Consistent with section 2-9-305(5), the Montana Supreme Court has confirmed as follows:
[W]here an action is brought against a [state governmental entity] based on actionable conduct by an employee, the employee is immune from individual liability for the conduct if the [state governmental entity] acknowledges that the conduct arose out of the course and scope of the employee's official duties.
Kenyon v. Stillwater County, 835 P.2d 742, 745 (Mont. 1992), overruled on other grounds by Heiat v. Eastern Montana College, 912 P.2d 787, 793 (Mont. 1996). See also Germann v. Stephens, 137 P.3d 545, 553 (Mont. 2006).
Here, the State of Montana expressly acknowledges that its employees - Tooley, Walrath, Sulages, and Braun - "were acting in the course and scope of their employment" with respect to subject matter of the Howells' First Amended Complaint. (Doc. 32 at 4.) Consequently, Tooley, Walrath, Sulages, and Braun are immune under Mont. Code Ann. § 2-9-305(5) from individual liability for the Howells' state law claims, and their motion should be granted in this respect.

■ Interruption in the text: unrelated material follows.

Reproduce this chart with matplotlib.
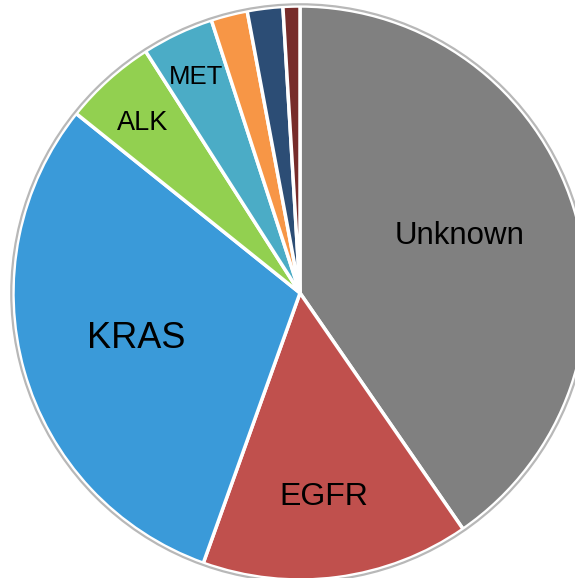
import matplotlib.pyplot as plt
from matplotlib.patches import Circle

plt.rcParams['font.family'] = ['Liberation Sans', 'DejaVu Sans']

labels = ['Unknown', 'EGFR', 'KRAS', 'ALK', 'MET', '', '', '']
shares = [40.4, 15.1, 30.3, 5.2, 4.05, 2.05, 2.0, 0.95]
colors = ['#808080', '#c0504d', '#3a9ad9', '#92d050', '#4bacc6',
          '#f79646', '#2c4d75', '#772c2a']

# label placement (data coords, baseline) and font sizes
label_pos = {'Unknown': (0.557, 0.171, 22.5),
             'EGFR': (0.084, -0.739, 23),
             'KRAS': (-0.571, -0.192, 26),
             'ALK': (-0.547, 0.568, 19.5),
             'MET': (-0.362, 0.728, 18.5)}

fig = plt.figure(figsize=(5.75, 5.78), dpi=100)
ax = fig.add_axes([0, 0, 1, 1])

ax.pie(shares, colors=colors, startangle=90, counterclock=False,
       radius=1.0, wedgeprops=dict(edgecolor='white', linewidth=2.5))
ax.add_patch(Circle((0, 0), 1.006, fill=False, edgecolor='#b8b8b8', linewidth=1.6))

for name, (x, y, fs) in label_pos.items():
    ax.text(x, y, name, ha='center', va='baseline', fontsize=fs, color='black')

ax.set_xlim(-300 / 287, 275 / 287)
ax.set_ylim(-285 / 287, 293 / 287)
ax.set_aspect('auto')
ax.axis('off')

fig.savefig('out.png', dpi=100)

The State of Montana, or course, remains obligated to pay any judgment that might be entered in favor of the Howells for the conduct of Tooley, Walrath, Sulages and Braun. Mont. Code. Ann. § 2-9-102.
Despite the immunity afforded to an individual governmental employee under Mont. Code Ann. § 2-9-305(5), the employing governmental entity would remain liable for punitive damages arising from the individual employee's conduct. Peschel v. City of Missoula, 2008 WL 5131369, *9-10 (D. Mont. 2008). Additionally, Walrath, Sulages, and Braun remain subject to liability under section 1983, including liability for punitive damages, if established by the Howells. See Smith v. Wade, 461 U.S. 30, 56 (1983) (recognizing individual liability for punitive damages under section 1983).
Based on the foregoing, IT IS HEREBY RECOMMENDED that Defendants' Tooley, Walrath, Sulages and Braun's Motion to Dismiss be GRANTED. The Howells' claims against Tooley under 42 U.S.C. § 1983, and their claims against Tooley, Walrath, Sulages and Braun advanced under Montana law should be DISMISSED.